• **Written request**
Repeat each entry exactly and drop the pictures.

• **Material shown**
· · · · ·

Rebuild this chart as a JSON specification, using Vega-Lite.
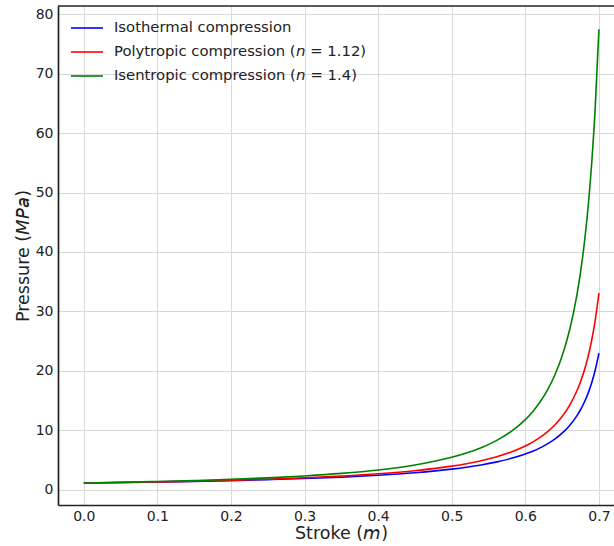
{
  "$schema": "https://vega.github.io/schema/vega-lite/v6.json",
  "width": 556,
  "height": 499,
  "autosize": {"type": "none"},
  "padding": {"left": 58, "top": 6, "right": 0, "bottom": 41},
  "background": "white",
  "config": {
    "view": {"stroke": null},
    "font": "DejaVu Sans",
    "axis": {
      "grid": true,
      "gridColor": "#d9d9d9",
      "gridWidth": 1,
      "ticks": false,
      "domainColor": "#222222",
      "domainWidth": 1.7,
      "labelFont": "DejaVu Sans",
      "labelFontSize": 14,
      "labelColor": "#222222",
      "titleFont": "DejaVu Sans",
      "titleFontSize": 17.5,
      "titleFontWeight": "normal",
      "titleColor": "#222222"
    },
    "legend": {
      "labelFont": "DejaVu Sans",
      "labelFontSize": 14.8,
      "labelColor": "#222222"
    }
  },
  "layer": [
    {
      "data": {
        "values": [
          {"stroke": 0, "iso": 1.100, "poly": 1.100, "isen": 1.100},
          {"stroke": 0.05, "iso": 1.180, "poly": 1.190, "isen": 1.214},
          {"stroke": 0.1, "iso": 1.273, "poly": 1.296, "isen": 1.350},
          {"stroke": 0.15, "iso": 1.382, "poly": 1.420, "isen": 1.514},
          {"stroke": 0.2, "iso": 1.511, "poly": 1.570, "isen": 1.716},
          {"stroke": 0.25, "iso": 1.667, "poly": 1.752, "isen": 1.968},
          {"stroke": 0.3, "iso": 1.858, "poly": 1.979, "isen": 2.292},
          {"stroke": 0.35, "iso": 2.099, "poly": 2.269, "isen": 2.719},
          {"stroke": 0.4, "iso": 2.413, "poly": 2.651, "isen": 3.303},
          {"stroke": 0.45, "iso": 2.836, "poly": 3.177, "isen": 4.141},
          {"stroke": 0.5, "iso": 3.438, "poly": 3.942, "isen": 5.424},
          {"stroke": 0.52, "iso": 3.758, "poly": 4.355, "isen": 6.143},
          {"stroke": 0.54, "iso": 4.143, "poly": 4.858, "isen": 7.042},
          {"stroke": 0.56, "iso": 4.616, "poly": 5.483, "isen": 8.192},
          {"stroke": 0.58, "iso": 5.211, "poly": 6.280, "isen": 9.708},
          {"stroke": 0.6, "iso": 5.982, "poly": 7.330, "isen": 11.776},
          {"stroke": 0.61, "iso": 6.459, "poly": 7.988, "isen": 13.114},
          {"stroke": 0.62, "iso": 7.020, "poly": 8.769, "isen": 14.735},
          {"stroke": 0.63, "iso": 7.687, "poly": 9.708, "isen": 16.732},
          {"stroke": 0.64, "iso": 8.495, "poly": 10.857, "isen": 19.243},
          {"stroke": 0.65, "iso": 9.492, "poly": 12.294, "isen": 22.477},
          {"stroke": 0.66, "iso": 10.754, "poly": 14.138, "isen": 26.770},
          {"stroke": 0.67, "iso": 12.404, "poly": 16.590, "isen": 32.690},
          {"stroke": 0.675, "iso": 13.434, "poly": 18.139, "isen": 36.553},
          {"stroke": 0.68, "iso": 14.651, "poly": 19.989, "isen": 41.271},
          {"stroke": 0.685, "iso": 16.110, "poly": 22.232, "isen": 47.138},
          {"stroke": 0.69, "iso": 17.892, "poly": 25.004, "isen": 54.596},
          {"stroke": 0.695, "iso": 20.117, "poly": 28.512, "isen": 64.335},
          {"stroke": 0.7, "iso": 22.975, "poly": 33.086, "isen": 77.482}
        ]
      },
      "transform": [
        {"fold": ["iso", "poly", "isen"], "as": ["process", "pressure"]}
      ],
      "mark": {"type": "line", "strokeWidth": 1.6, "interpolate": "monotone"},
      "encoding": {
        "x": {
          "field": "stroke",
          "type": "quantitative",
          "scale": {"domain": [-0.035, 0.7205], "nice": false, "zero": false},
          "axis": {
            "values": [0, 0.1, 0.2, 0.3, 0.4, 0.5, 0.6, 0.7],
            "format": ".1f",
            "labelPadding": 4,
            "title": "Stroke (𝘮)",
            "titleX": 283,
            "titlePadding": 1
          }
        },
        "y": {
          "field": "pressure",
          "type": "quantitative",
          "scale": {"domain": [-2.6, 81.4], "nice": false, "zero": false},
          "axis": {
            "values": [0, 10, 20, 30, 40, 50, 60, 70, 80],
            "format": "d",
            "labelPadding": 5,
            "title": "Pressure (𝘔𝘗𝘢)",
            "titlePadding": 3
          }
        },
        "color": {
          "field": "process",
          "type": "nominal",
          "scale": {
            "domain": ["iso", "poly", "isen"],
            "range": ["#0000ff", "#ff0000", "#008000"]
          },
          "legend": {
            "title": null,
            "orient": "none",
            "legendX": 12,
            "legendY": 5,
            "padding": 0,
            "symbolType": "stroke",
            "symbolSize": 1024,
            "symbolStrokeWidth": 1.6,
            "labelOffset": 10,
            "labelLimit": 0,
            "rowPadding": -9.5,
            "labelExpr": "datum.value == 'iso' ? 'Isothermal compression' : datum.value == 'poly' ? 'Polytropic compression (𝘯 = 1.12)' : 'Isentropic compression (𝘯 = 1.4)'"
          }
        }
      }
    },
    {
      "data": {"values": [{}]},
      "mark": {"type": "rule", "color": "#222222", "strokeWidth": 1.7},
      "encoding": {"y": {"datum": 81.4}}
    }
  ]
}
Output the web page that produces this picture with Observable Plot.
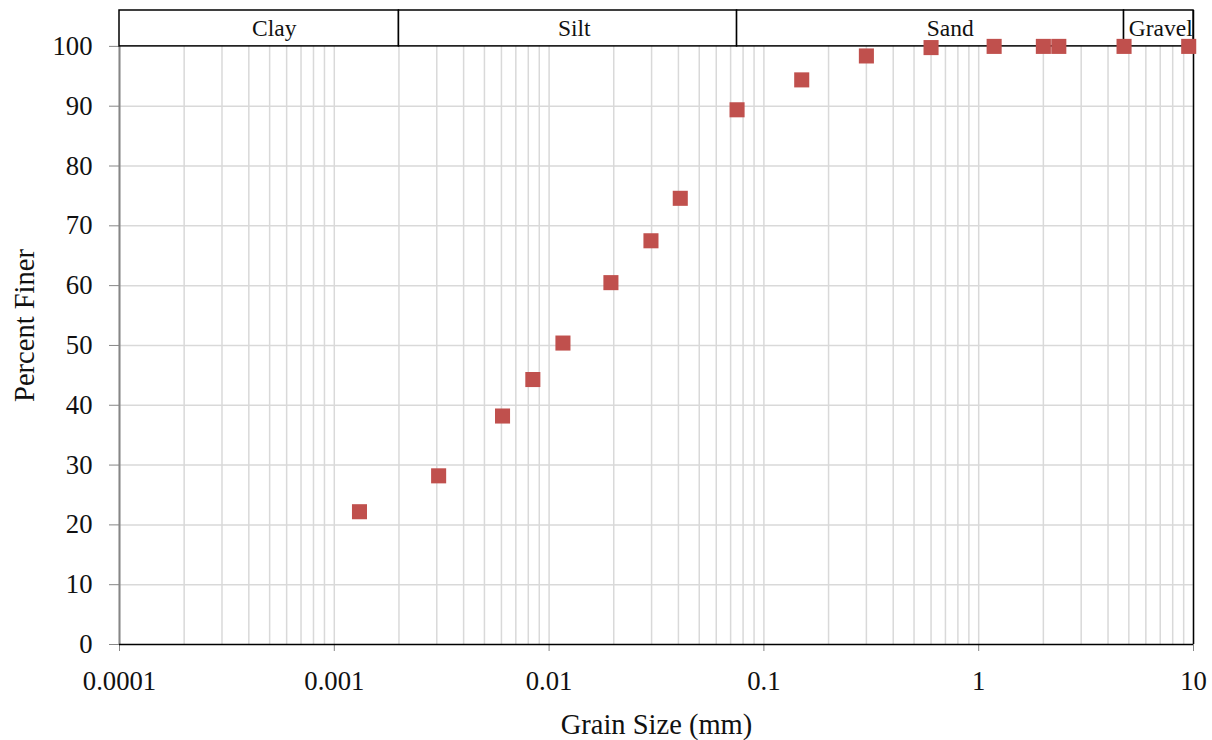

· · · · ·

• **Task output**
Rebuild this chart as a JSON specification, using Vega-Lite.
{
  "$schema": "https://vega.github.io/schema/vega-lite/v6.json",
  "width": 556,
  "height": 499,
  "autosize": {"type": "none"},
  "padding": {"left": 58, "top": 6, "right": 0, "bottom": 41},
  "background": "white",
  "config": {
    "view": {"stroke": null},
    "font": "DejaVu Sans",
    "axis": {
      "grid": true,
      "gridColor": "#d9d9d9",
      "gridWidth": 1,
      "ticks": false,
      "domainColor": "#222222",
      "domainWidth": 1.7,
      "labelFont": "DejaVu Sans",
      "labelFontSize": 14,
      "labelColor": "#222222",
      "titleFont": "DejaVu Sans",
      "titleFontSize": 17.5,
      "titleFontWeight": "normal",
      "titleColor": "#222222"
    },
    "legend": {
      "labelFont": "DejaVu Sans",
      "labelFontSize": 14.8,
      "labelColor": "#222222"
    }
  },
  "layer": [
    {
      "data": {
        "values": [
          {"stroke": 0, "iso": 1.100, "poly": 1.100, "isen": 1.100},
          {"stroke": 0.05, "iso": 1.180, "poly": 1.190, "isen": 1.214},
          {"stroke": 0.1, "iso": 1.273, "poly": 1.296, "isen": 1.350},
          {"stroke": 0.15, "iso": 1.382, "poly": 1.420, "isen": 1.514},
          {"stroke": 0.2, "iso": 1.511, "poly": 1.570, "isen": 1.716},
          {"stroke": 0.25, "iso": 1.667, "poly": 1.752, "isen": 1.968},
          {"stroke": 0.3, "iso": 1.858, "poly": 1.979, "isen": 2.292},
          {"stroke": 0.35, "iso": 2.099, "poly": 2.269, "isen": 2.719},
          {"stroke": 0.4, "iso": 2.413, "poly": 2.651, "isen": 3.303},
          {"stroke": 0.45, "iso": 2.836, "poly": 3.177, "isen": 4.141},
          {"stroke": 0.5, "iso": 3.438, "poly": 3.942, "isen": 5.424},
          {"stroke": 0.52, "iso": 3.758, "poly": 4.355, "isen": 6.143},
          {"stroke": 0.54, "iso": 4.143, "poly": 4.858, "isen": 7.042},
          {"stroke": 0.56, "iso": 4.616, "poly": 5.483, "isen": 8.192},
          {"stroke": 0.58, "iso": 5.211, "poly": 6.280, "isen": 9.708},
          {"stroke": 0.6, "iso": 5.982, "poly": 7.330, "isen": 11.776},
          {"stroke": 0.61, "iso": 6.459, "poly": 7.988, "isen": 13.114},
          {"stroke": 0.62, "iso": 7.020, "poly": 8.769, "isen": 14.735},
          {"stroke": 0.63, "iso": 7.687, "poly": 9.708, "isen": 16.732},
          {"stroke": 0.64, "iso": 8.495, "poly": 10.857, "isen": 19.243},
          {"stroke": 0.65, "iso": 9.492, "poly": 12.294, "isen": 22.477},
          {"stroke": 0.66, "iso": 10.754, "poly": 14.138, "isen": 26.770},
          {"stroke": 0.67, "iso": 12.404, "poly": 16.590, "isen": 32.690},
          {"stroke": 0.675, "iso": 13.434, "poly": 18.139, "isen": 36.553},
          {"stroke": 0.68, "iso": 14.651, "poly": 19.989, "isen": 41.271},
          {"stroke": 0.685, "iso": 16.110, "poly": 22.232, "isen": 47.138},
          {"stroke": 0.69, "iso": 17.892, "poly": 25.004, "isen": 54.596},
          {"stroke": 0.695, "iso": 20.117, "poly": 28.512, "isen": 64.335},
          {"stroke": 0.7, "iso": 22.975, "poly": 33.086, "isen": 77.482}
        ]
      },
      "transform": [
        {"fold": ["iso", "poly", "isen"], "as": ["process", "pressure"]}
      ],
      "mark": {"type": "line", "strokeWidth": 1.6, "interpolate": "monotone"},
      "encoding": {
        "x": {
          "field": "stroke",
          "type": "quantitative",
          "scale": {"domain": [-0.035, 0.7205], "nice": false, "zero": false},
          "axis": {
            "values": [0, 0.1, 0.2, 0.3, 0.4, 0.5, 0.6, 0.7],
            "format": ".1f",
            "labelPadding": 4,
            "title": "Stroke (𝘮)",
            "titleX": 283,
            "titlePadding": 1
          }
        },
        "y": {
          "field": "pressure",
          "type": "quantitative",
          "scale": {"domain": [-2.6, 81.4], "nice": false, "zero": false},
          "axis": {
            "values": [0, 10, 20, 30, 40, 50, 60, 70, 80],
            "format": "d",
            "labelPadding": 5,
            "title": "Pressure (𝘔𝘗𝘢)",
            "titlePadding": 3
          }
        },
        "color": {
          "field": "process",
          "type": "nominal",
          "scale": {
            "domain": ["iso", "poly", "isen"],
            "range": ["#0000ff", "#ff0000", "#008000"]
          },
          "legend": {
            "title": null,
            "orient": "none",
            "legendX": 12,
            "legendY": 5,
            "padding": 0,
            "symbolType": "stroke",
            "symbolSize": 1024,
            "symbolStrokeWidth": 1.6,
            "labelOffset": 10,
            "labelLimit": 0,
            "rowPadding": -9.5,
            "labelExpr": "datum.value == 'iso' ? 'Isothermal compression' : datum.value == 'poly' ? 'Polytropic compression (𝘯 = 1.12)' : 'Isentropic compression (𝘯 = 1.4)'"
          }
        }
      }
    },
    {
      "data": {"values": [{}]},
      "mark": {"type": "rule", "color": "#222222", "strokeWidth": 1.7},
      "encoding": {"y": {"datum": 81.4}}
    }
  ]
}
Output the web page that produces this picture with Observable Plot.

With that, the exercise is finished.